> TASK STATEMENT
Write out the material exactly, without any of its pictures.
# Start of RECORDED INFORMATION
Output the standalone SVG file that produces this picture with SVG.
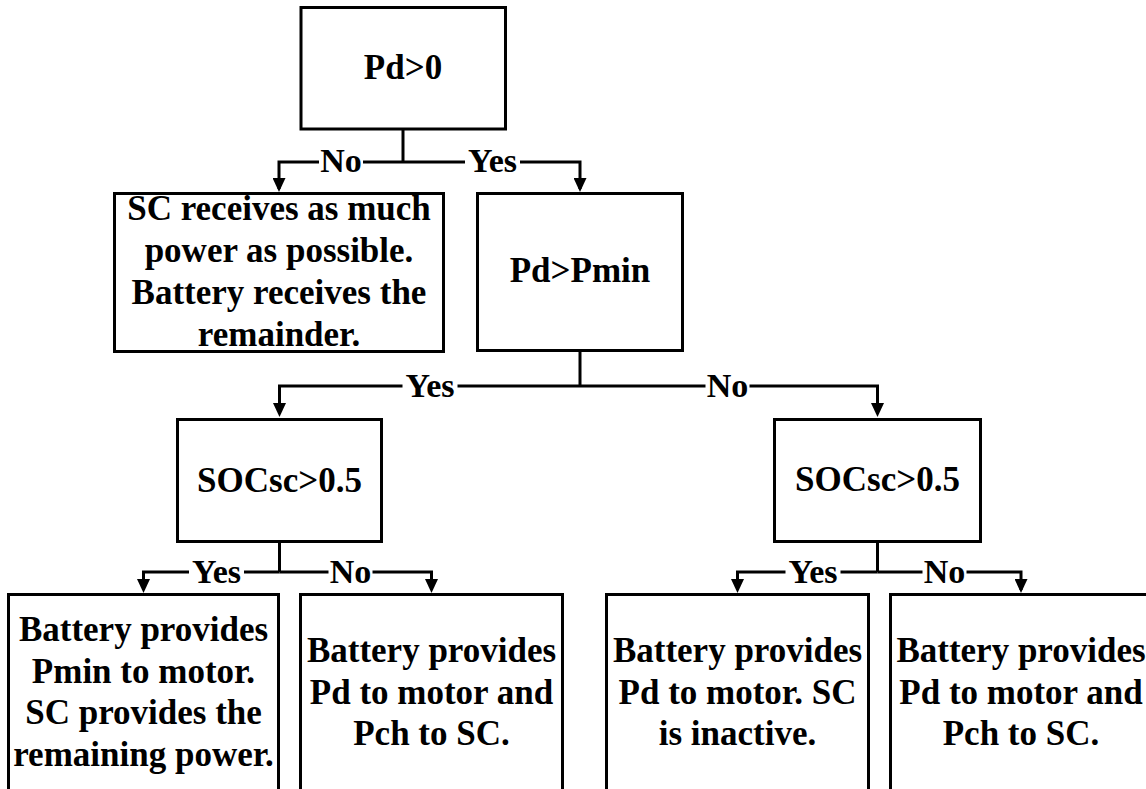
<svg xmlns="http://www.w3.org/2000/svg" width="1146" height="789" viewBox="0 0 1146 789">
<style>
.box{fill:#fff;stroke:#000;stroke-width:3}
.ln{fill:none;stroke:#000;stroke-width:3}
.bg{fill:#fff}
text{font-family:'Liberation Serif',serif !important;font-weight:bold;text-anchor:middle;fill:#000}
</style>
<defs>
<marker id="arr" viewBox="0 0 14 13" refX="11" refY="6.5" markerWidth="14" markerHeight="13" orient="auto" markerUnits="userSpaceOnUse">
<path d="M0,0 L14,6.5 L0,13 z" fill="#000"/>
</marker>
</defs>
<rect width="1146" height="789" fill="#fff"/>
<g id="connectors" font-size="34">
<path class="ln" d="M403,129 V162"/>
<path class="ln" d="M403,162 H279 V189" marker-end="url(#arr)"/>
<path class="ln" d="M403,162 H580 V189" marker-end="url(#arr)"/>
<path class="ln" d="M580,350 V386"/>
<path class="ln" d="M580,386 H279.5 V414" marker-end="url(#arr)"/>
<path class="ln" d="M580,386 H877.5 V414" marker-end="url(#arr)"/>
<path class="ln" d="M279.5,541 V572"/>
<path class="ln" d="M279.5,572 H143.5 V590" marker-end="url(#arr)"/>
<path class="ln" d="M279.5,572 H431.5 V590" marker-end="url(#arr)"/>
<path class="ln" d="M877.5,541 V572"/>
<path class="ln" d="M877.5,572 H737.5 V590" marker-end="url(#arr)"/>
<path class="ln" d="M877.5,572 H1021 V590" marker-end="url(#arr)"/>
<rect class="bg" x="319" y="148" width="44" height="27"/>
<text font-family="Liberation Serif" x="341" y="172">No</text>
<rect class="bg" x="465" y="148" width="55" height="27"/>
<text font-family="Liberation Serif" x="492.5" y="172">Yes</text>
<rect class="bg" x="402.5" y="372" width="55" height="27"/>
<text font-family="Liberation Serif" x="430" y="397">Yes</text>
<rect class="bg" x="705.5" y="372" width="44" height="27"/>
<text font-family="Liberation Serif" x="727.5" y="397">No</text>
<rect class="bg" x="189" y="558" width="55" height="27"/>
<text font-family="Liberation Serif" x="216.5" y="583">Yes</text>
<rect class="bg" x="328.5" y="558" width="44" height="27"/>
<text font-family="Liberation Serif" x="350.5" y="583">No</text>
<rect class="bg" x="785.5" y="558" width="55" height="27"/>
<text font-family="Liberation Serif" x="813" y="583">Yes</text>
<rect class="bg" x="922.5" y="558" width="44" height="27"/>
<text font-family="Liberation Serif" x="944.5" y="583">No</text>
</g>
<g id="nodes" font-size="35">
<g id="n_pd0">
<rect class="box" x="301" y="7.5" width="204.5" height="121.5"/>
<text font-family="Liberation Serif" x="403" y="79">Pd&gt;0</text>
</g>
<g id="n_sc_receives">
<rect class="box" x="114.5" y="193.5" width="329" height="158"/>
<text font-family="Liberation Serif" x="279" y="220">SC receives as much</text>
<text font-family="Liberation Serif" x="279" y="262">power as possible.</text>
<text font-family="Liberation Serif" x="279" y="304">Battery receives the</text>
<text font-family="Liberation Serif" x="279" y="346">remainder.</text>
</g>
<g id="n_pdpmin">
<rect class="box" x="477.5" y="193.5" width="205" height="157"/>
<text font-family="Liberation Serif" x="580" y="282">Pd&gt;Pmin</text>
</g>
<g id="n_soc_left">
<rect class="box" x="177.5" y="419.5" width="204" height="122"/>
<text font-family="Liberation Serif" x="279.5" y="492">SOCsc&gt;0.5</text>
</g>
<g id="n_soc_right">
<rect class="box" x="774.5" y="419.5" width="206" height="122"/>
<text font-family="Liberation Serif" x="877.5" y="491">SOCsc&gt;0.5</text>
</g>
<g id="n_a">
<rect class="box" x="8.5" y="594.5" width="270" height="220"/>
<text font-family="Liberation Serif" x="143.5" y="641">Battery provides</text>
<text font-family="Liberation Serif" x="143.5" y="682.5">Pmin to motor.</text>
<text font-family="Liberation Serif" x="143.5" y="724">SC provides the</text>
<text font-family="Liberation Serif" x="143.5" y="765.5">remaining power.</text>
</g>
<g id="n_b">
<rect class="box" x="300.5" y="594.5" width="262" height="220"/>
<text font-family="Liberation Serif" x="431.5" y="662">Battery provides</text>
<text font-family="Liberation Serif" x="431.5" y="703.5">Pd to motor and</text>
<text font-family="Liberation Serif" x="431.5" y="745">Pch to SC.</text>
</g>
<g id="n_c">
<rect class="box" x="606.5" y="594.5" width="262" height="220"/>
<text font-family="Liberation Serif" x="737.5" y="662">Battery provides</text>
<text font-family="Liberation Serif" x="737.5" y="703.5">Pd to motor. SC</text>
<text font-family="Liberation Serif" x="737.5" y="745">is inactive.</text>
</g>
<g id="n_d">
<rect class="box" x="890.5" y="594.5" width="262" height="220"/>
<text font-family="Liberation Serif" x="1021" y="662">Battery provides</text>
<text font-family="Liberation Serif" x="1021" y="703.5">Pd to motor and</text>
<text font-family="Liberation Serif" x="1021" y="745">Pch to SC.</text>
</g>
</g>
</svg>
# End of RECORDED INFORMATION
> FULL SOLUTION
Output the standalone SVG file that produces this picture with SVG.
<svg xmlns="http://www.w3.org/2000/svg" width="1146" height="789" viewBox="0 0 1146 789">
<style>
.box{fill:#fff;stroke:#000;stroke-width:3}
.ln{fill:none;stroke:#000;stroke-width:3}
.bg{fill:#fff}
text{font-family:'Liberation Serif',serif !important;font-weight:bold;text-anchor:middle;fill:#000}
</style>
<defs>
<marker id="arr" viewBox="0 0 14 13" refX="11" refY="6.5" markerWidth="14" markerHeight="13" orient="auto" markerUnits="userSpaceOnUse">
<path d="M0,0 L14,6.5 L0,13 z" fill="#000"/>
</marker>
</defs>
<rect width="1146" height="789" fill="#fff"/>
<g id="connectors" font-size="34">
<path class="ln" d="M403,129 V162"/>
<path class="ln" d="M403,162 H279 V189" marker-end="url(#arr)"/>
<path class="ln" d="M403,162 H580 V189" marker-end="url(#arr)"/>
<path class="ln" d="M580,350 V386"/>
<path class="ln" d="M580,386 H279.5 V414" marker-end="url(#arr)"/>
<path class="ln" d="M580,386 H877.5 V414" marker-end="url(#arr)"/>
<path class="ln" d="M279.5,541 V572"/>
<path class="ln" d="M279.5,572 H143.5 V590" marker-end="url(#arr)"/>
<path class="ln" d="M279.5,572 H431.5 V590" marker-end="url(#arr)"/>
<path class="ln" d="M877.5,541 V572"/>
<path class="ln" d="M877.5,572 H737.5 V590" marker-end="url(#arr)"/>
<path class="ln" d="M877.5,572 H1021 V590" marker-end="url(#arr)"/>
<rect class="bg" x="319" y="148" width="44" height="27"/>
<text font-family="Liberation Serif" x="341" y="172">No</text>
<rect class="bg" x="465" y="148" width="55" height="27"/>
<text font-family="Liberation Serif" x="492.5" y="172">Yes</text>
<rect class="bg" x="402.5" y="372" width="55" height="27"/>
<text font-family="Liberation Serif" x="430" y="397">Yes</text>
<rect class="bg" x="705.5" y="372" width="44" height="27"/>
<text font-family="Liberation Serif" x="727.5" y="397">No</text>
<rect class="bg" x="189" y="558" width="55" height="27"/>
<text font-family="Liberation Serif" x="216.5" y="583">Yes</text>
<rect class="bg" x="328.5" y="558" width="44" height="27"/>
<text font-family="Liberation Serif" x="350.5" y="583">No</text>
<rect class="bg" x="785.5" y="558" width="55" height="27"/>
<text font-family="Liberation Serif" x="813" y="583">Yes</text>
<rect class="bg" x="922.5" y="558" width="44" height="27"/>
<text font-family="Liberation Serif" x="944.5" y="583">No</text>
</g>
<g id="nodes" font-size="35">
<g id="n_pd0">
<rect class="box" x="301" y="7.5" width="204.5" height="121.5"/>
<text font-family="Liberation Serif" x="403" y="79">Pd&gt;0</text>
</g>
<g id="n_sc_receives">
<rect class="box" x="114.5" y="193.5" width="329" height="158"/>
<text font-family="Liberation Serif" x="279" y="220">SC receives as much</text>
<text font-family="Liberation Serif" x="279" y="262">power as possible.</text>
<text font-family="Liberation Serif" x="279" y="304">Battery receives the</text>
<text font-family="Liberation Serif" x="279" y="346">remainder.</text>
</g>
<g id="n_pdpmin">
<rect class="box" x="477.5" y="193.5" width="205" height="157"/>
<text font-family="Liberation Serif" x="580" y="282">Pd&gt;Pmin</text>
</g>
<g id="n_soc_left">
<rect class="box" x="177.5" y="419.5" width="204" height="122"/>
<text font-family="Liberation Serif" x="279.5" y="492">SOCsc&gt;0.5</text>
</g>
<g id="n_soc_right">
<rect class="box" x="774.5" y="419.5" width="206" height="122"/>
<text font-family="Liberation Serif" x="877.5" y="491">SOCsc&gt;0.5</text>
</g>
<g id="n_a">
<rect class="box" x="8.5" y="594.5" width="270" height="220"/>
<text font-family="Liberation Serif" x="143.5" y="641">Battery provides</text>
<text font-family="Liberation Serif" x="143.5" y="682.5">Pmin to motor.</text>
<text font-family="Liberation Serif" x="143.5" y="724">SC provides the</text>
<text font-family="Liberation Serif" x="143.5" y="765.5">remaining power.</text>
</g>
<g id="n_b">
<rect class="box" x="300.5" y="594.5" width="262" height="220"/>
<text font-family="Liberation Serif" x="431.5" y="662">Battery provides</text>
<text font-family="Liberation Serif" x="431.5" y="703.5">Pd to motor and</text>
<text font-family="Liberation Serif" x="431.5" y="745">Pch to SC.</text>
</g>
<g id="n_c">
<rect class="box" x="606.5" y="594.5" width="262" height="220"/>
<text font-family="Liberation Serif" x="737.5" y="662">Battery provides</text>
<text font-family="Liberation Serif" x="737.5" y="703.5">Pd to motor. SC</text>
<text font-family="Liberation Serif" x="737.5" y="745">is inactive.</text>
</g>
<g id="n_d">
<rect class="box" x="890.5" y="594.5" width="262" height="220"/>
<text font-family="Liberation Serif" x="1021" y="662">Battery provides</text>
<text font-family="Liberation Serif" x="1021" y="703.5">Pd to motor and</text>
<text font-family="Liberation Serif" x="1021" y="745">Pch to SC.</text>
</g>
</g>
</svg>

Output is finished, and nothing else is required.